* **Task**
Write out the data below exactly as given, without any of its pictures.

* **Provided material**
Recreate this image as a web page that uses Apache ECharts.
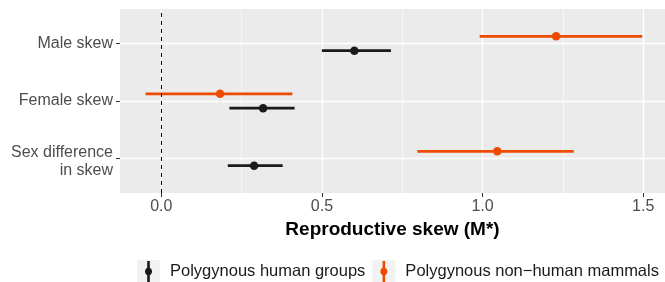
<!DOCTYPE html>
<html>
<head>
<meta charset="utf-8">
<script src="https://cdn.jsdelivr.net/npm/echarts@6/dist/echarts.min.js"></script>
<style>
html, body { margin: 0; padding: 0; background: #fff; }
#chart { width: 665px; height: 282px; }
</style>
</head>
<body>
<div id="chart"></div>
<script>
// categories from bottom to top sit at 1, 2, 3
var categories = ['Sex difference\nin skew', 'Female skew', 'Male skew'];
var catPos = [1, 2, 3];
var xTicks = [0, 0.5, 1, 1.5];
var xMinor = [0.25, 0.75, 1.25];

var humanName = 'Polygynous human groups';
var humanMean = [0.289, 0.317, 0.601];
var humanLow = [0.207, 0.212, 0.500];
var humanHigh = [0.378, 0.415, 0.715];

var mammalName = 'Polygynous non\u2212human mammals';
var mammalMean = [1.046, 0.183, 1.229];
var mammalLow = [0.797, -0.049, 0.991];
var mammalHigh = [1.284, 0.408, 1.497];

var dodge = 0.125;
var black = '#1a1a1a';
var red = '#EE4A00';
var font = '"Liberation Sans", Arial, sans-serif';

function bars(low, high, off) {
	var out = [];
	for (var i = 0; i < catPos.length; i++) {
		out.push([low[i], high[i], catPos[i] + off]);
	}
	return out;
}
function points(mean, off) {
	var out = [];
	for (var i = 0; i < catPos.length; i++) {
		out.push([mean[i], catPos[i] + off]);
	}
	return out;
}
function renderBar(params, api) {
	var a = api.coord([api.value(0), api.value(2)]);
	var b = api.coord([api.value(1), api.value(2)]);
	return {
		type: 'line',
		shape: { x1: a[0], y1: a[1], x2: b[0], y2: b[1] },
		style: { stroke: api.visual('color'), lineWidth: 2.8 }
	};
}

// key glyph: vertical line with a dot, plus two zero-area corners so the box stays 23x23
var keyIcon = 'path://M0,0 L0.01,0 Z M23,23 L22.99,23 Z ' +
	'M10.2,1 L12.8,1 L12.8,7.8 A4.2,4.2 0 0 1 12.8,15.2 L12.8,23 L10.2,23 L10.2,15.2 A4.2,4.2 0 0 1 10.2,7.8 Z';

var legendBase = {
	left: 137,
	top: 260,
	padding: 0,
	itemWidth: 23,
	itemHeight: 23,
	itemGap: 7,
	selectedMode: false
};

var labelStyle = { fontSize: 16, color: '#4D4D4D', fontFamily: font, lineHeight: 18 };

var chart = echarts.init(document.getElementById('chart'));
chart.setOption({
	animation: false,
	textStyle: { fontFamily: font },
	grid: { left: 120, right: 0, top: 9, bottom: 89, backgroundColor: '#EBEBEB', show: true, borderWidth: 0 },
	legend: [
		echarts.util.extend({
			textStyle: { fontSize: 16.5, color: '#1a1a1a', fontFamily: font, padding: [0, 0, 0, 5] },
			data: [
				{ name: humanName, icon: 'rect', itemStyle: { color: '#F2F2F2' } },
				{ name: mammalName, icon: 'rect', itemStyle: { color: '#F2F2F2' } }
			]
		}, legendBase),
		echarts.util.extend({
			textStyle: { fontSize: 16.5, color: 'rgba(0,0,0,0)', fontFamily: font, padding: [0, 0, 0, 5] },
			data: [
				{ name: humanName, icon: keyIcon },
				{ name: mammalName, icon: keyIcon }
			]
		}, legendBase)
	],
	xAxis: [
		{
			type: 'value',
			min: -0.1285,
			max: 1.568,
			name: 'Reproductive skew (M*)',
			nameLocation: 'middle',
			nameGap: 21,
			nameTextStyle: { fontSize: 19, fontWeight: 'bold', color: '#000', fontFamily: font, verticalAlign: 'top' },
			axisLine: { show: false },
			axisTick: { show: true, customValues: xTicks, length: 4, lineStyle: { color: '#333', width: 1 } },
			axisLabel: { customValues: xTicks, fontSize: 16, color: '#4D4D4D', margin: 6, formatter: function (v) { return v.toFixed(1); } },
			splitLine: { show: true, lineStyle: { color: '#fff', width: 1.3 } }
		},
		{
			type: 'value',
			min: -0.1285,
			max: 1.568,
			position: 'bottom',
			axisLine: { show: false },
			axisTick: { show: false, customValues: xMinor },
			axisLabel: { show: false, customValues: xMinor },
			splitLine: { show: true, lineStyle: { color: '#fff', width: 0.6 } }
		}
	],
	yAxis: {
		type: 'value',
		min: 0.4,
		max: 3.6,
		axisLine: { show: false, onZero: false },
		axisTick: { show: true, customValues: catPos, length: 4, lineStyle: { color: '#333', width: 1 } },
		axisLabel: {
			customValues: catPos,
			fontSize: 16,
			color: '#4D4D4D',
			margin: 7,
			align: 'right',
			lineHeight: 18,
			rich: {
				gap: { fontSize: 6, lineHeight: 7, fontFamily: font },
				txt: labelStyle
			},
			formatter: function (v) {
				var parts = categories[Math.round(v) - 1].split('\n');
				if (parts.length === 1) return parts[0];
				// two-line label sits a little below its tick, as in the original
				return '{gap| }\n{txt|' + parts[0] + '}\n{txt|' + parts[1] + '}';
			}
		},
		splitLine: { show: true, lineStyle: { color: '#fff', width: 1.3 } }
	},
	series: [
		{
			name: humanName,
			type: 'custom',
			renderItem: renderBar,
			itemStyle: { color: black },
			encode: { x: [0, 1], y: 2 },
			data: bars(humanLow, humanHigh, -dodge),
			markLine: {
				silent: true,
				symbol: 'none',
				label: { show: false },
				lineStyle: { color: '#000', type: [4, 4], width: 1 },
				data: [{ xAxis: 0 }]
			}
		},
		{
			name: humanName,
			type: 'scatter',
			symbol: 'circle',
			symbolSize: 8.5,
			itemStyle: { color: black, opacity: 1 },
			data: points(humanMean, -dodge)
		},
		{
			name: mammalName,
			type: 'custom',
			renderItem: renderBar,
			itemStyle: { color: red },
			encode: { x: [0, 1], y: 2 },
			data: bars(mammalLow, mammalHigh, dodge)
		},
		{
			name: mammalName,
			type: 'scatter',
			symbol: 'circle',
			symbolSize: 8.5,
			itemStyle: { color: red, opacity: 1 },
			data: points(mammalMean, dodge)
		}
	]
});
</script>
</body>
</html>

* **Worked solution**
Recreate this image as a web page that uses Apache ECharts.
<!DOCTYPE html>
<html>
<head>
<meta charset="utf-8">
<script src="https://cdn.jsdelivr.net/npm/echarts@6/dist/echarts.min.js"></script>
<style>
html, body { margin: 0; padding: 0; background: #fff; }
#chart { width: 665px; height: 282px; }
</style>
</head>
<body>
<div id="chart"></div>
<script>
// categories from bottom to top sit at 1, 2, 3
var categories = ['Sex difference\nin skew', 'Female skew', 'Male skew'];
var catPos = [1, 2, 3];
var xTicks = [0, 0.5, 1, 1.5];
var xMinor = [0.25, 0.75, 1.25];

var humanName = 'Polygynous human groups';
var humanMean = [0.289, 0.317, 0.601];
var humanLow = [0.207, 0.212, 0.500];
var humanHigh = [0.378, 0.415, 0.715];

var mammalName = 'Polygynous non\u2212human mammals';
var mammalMean = [1.046, 0.183, 1.229];
var mammalLow = [0.797, -0.049, 0.991];
var mammalHigh = [1.284, 0.408, 1.497];

var dodge = 0.125;
var black = '#1a1a1a';
var red = '#EE4A00';
var font = '"Liberation Sans", Arial, sans-serif';

function bars(low, high, off) {
	var out = [];
	for (var i = 0; i < catPos.length; i++) {
		out.push([low[i], high[i], catPos[i] + off]);
	}
	return out;
}
function points(mean, off) {
	var out = [];
	for (var i = 0; i < catPos.length; i++) {
		out.push([mean[i], catPos[i] + off]);
	}
	return out;
}
function renderBar(params, api) {
	var a = api.coord([api.value(0), api.value(2)]);
	var b = api.coord([api.value(1), api.value(2)]);
	return {
		type: 'line',
		shape: { x1: a[0], y1: a[1], x2: b[0], y2: b[1] },
		style: { stroke: api.visual('color'), lineWidth: 2.8 }
	};
}

// key glyph: vertical line with a dot, plus two zero-area corners so the box stays 23x23
var keyIcon = 'path://M0,0 L0.01,0 Z M23,23 L22.99,23 Z ' +
	'M10.2,1 L12.8,1 L12.8,7.8 A4.2,4.2 0 0 1 12.8,15.2 L12.8,23 L10.2,23 L10.2,15.2 A4.2,4.2 0 0 1 10.2,7.8 Z';

var legendBase = {
	left: 137,
	top: 260,
	padding: 0,
	itemWidth: 23,
	itemHeight: 23,
	itemGap: 7,
	selectedMode: false
};

var labelStyle = { fontSize: 16, color: '#4D4D4D', fontFamily: font, lineHeight: 18 };

var chart = echarts.init(document.getElementById('chart'));
chart.setOption({
	animation: false,
	textStyle: { fontFamily: font },
	grid: { left: 120, right: 0, top: 9, bottom: 89, backgroundColor: '#EBEBEB', show: true, borderWidth: 0 },
	legend: [
		echarts.util.extend({
			textStyle: { fontSize: 16.5, color: '#1a1a1a', fontFamily: font, padding: [0, 0, 0, 5] },
			data: [
				{ name: humanName, icon: 'rect', itemStyle: { color: '#F2F2F2' } },
				{ name: mammalName, icon: 'rect', itemStyle: { color: '#F2F2F2' } }
			]
		}, legendBase),
		echarts.util.extend({
			textStyle: { fontSize: 16.5, color: 'rgba(0,0,0,0)', fontFamily: font, padding: [0, 0, 0, 5] },
			data: [
				{ name: humanName, icon: keyIcon },
				{ name: mammalName, icon: keyIcon }
			]
		}, legendBase)
	],
	xAxis: [
		{
			type: 'value',
			min: -0.1285,
			max: 1.568,
			name: 'Reproductive skew (M*)',
			nameLocation: 'middle',
			nameGap: 21,
			nameTextStyle: { fontSize: 19, fontWeight: 'bold', color: '#000', fontFamily: font, verticalAlign: 'top' },
			axisLine: { show: false },
			axisTick: { show: true, customValues: xTicks, length: 4, lineStyle: { color: '#333', width: 1 } },
			axisLabel: { customValues: xTicks, fontSize: 16, color: '#4D4D4D', margin: 6, formatter: function (v) { return v.toFixed(1); } },
			splitLine: { show: true, lineStyle: { color: '#fff', width: 1.3 } }
		},
		{
			type: 'value',
			min: -0.1285,
			max: 1.568,
			position: 'bottom',
			axisLine: { show: false },
			axisTick: { show: false, customValues: xMinor },
			axisLabel: { show: false, customValues: xMinor },
			splitLine: { show: true, lineStyle: { color: '#fff', width: 0.6 } }
		}
	],
	yAxis: {
		type: 'value',
		min: 0.4,
		max: 3.6,
		axisLine: { show: false, onZero: false },
		axisTick: { show: true, customValues: catPos, length: 4, lineStyle: { color: '#333', width: 1 } },
		axisLabel: {
			customValues: catPos,
			fontSize: 16,
			color: '#4D4D4D',
			margin: 7,
			align: 'right',
			lineHeight: 18,
			rich: {
				gap: { fontSize: 6, lineHeight: 7, fontFamily: font },
				txt: labelStyle
			},
			formatter: function (v) {
				var parts = categories[Math.round(v) - 1].split('\n');
				if (parts.length === 1) return parts[0];
				// two-line label sits a little below its tick, as in the original
				return '{gap| }\n{txt|' + parts[0] + '}\n{txt|' + parts[1] + '}';
			}
		},
		splitLine: { show: true, lineStyle: { color: '#fff', width: 1.3 } }
	},
	series: [
		{
			name: humanName,
			type: 'custom',
			renderItem: renderBar,
			itemStyle: { color: black },
			encode: { x: [0, 1], y: 2 },
			data: bars(humanLow, humanHigh, -dodge),
			markLine: {
				silent: true,
				symbol: 'none',
				label: { show: false },
				lineStyle: { color: '#000', type: [4, 4], width: 1 },
				data: [{ xAxis: 0 }]
			}
		},
		{
			name: humanName,
			type: 'scatter',
			symbol: 'circle',
			symbolSize: 8.5,
			itemStyle: { color: black, opacity: 1 },
			data: points(humanMean, -dodge)
		},
		{
			name: mammalName,
			type: 'custom',
			renderItem: renderBar,
			itemStyle: { color: red },
			encode: { x: [0, 1], y: 2 },
			data: bars(mammalLow, mammalHigh, dodge)
		},
		{
			name: mammalName,
			type: 'scatter',
			symbol: 'circle',
			symbolSize: 8.5,
			itemStyle: { color: red, opacity: 1 },
			data: points(mammalMean, dodge)
		}
	]
});
</script>
</body>
</html>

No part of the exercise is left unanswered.